Out of control property taxes have become a way of life in Clark.  The mayor and council have allowed spending to double on their watch and have had no concerns about passing that cost on to us.  That is unacceptable.  Residents in Clark deserve elected officials who will fight to cut costs and seek outside revenue, in the form of grants, from the county, state and federal government.  There is no excuse for the current mayor and council to continually squeeze the residents of this town dry.

2. Discuss the services the Township of Clark provides its citizens.  What does the township do well? What can it do better?  What impact will you have on township services?

I am constantly in awe of our first responders.  Clark’s police, fire and EMT’s are first rate and I commend their service.  Our Recreation and Library programs are outstanding.  There is something for everyone, no matter what age or interests. 

Should I to be fortunate enough to be elected to the Council, I would push for a comprehensive assessment of traffic in town to give our police the data they need to help ease congestion on our roadways and encourage safer speeds from our motorists where necessary.  Speeding is a big issue, and not just on the main roads.  Our police have to enforce speed limits.  Another idea may be to install small solar powered speed signs on the main roads to ensure that drivers are aware when they are exceeding the speed limit.

3. The Westfield Avenue corridor is a concern to businesses and residents.   What do you think can and should be done along Westfield Avenue and how can you shape its future?

The town should examine the feasibility of a downtown corporation or redevelopment authority to remake the Westfield Avenue corridor into a vibrant, pedestrian friendly area that will be appealing to our residents and attract customers from throughout the area.  This entity could assist in soliciting businesses to buy the old A&P property, and open a business that would be appealing to our citizens.  There should be some uniformity to the area, using planters, etc.

4. Crime increasingly hits close to home.

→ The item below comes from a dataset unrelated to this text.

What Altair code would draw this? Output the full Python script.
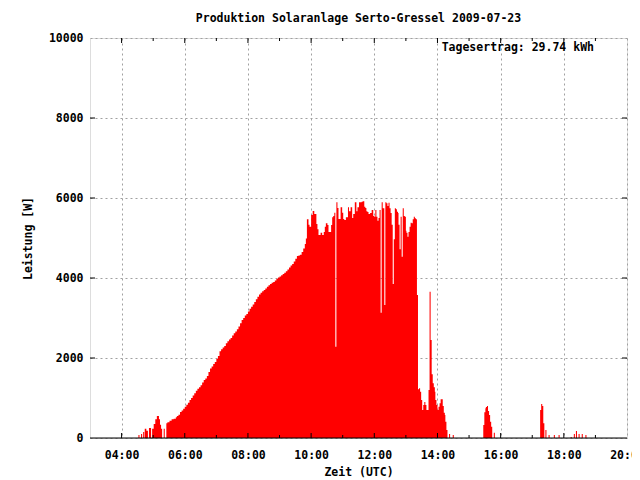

Car break-ins, personal attacks, shop-lifting and drug use are in the headlines.  What is your view of crime in Clark?  As an elected official, what impact can you have on crime conditions in the township?

First, let me say that the Clark Police have done an excellent job in maintaining the safety of our residents.  Crime is not confined to our municipal borders.  We need leadership on this issue to help our police officers not only catch the perpetrators of criminal activity, but stop it before it occurs.  I would push for proactive partnerships with the Union County Police and surrounding towns, as well as encourage the creation of neighborhood watches.   In addition, I would press for grants and other outside resources to add additional officers, if it is determined that such a step would be useful.

5. Why do you feel you deserve the job?  What qualifies you for it?

No one ‘deserves’ an elected office.  It is up to each of us to articulate our vision for Clark and leave it to our residents to determine if they are satisfied with the way things are in our town, or if they believe it is time for a new direction.

I feel I am qualified for this position because of my years of experience representing management in personnel-related issues.  I’ve always managed to maintain a respectful relationship with the unions representing our employees.  I listen to both sides of any issue and will always try to resolve issues before they escalate into conflicts.  If elected to the Clark Township Council, I would apply this experience to balance representing the best interests of the citizens, while protecting the integrity of our town.

Just as I have always had an open door policy at work, I would always make myself available to any citizen in need.  If I don’t know the answer, I will get the answer.  If a policy needs to be updated, I will advocate to get it done.   Integrity is a big part of who I am.  I don’t need to be popular among my peers.  If I see an injustice, I will speak up and work to change it.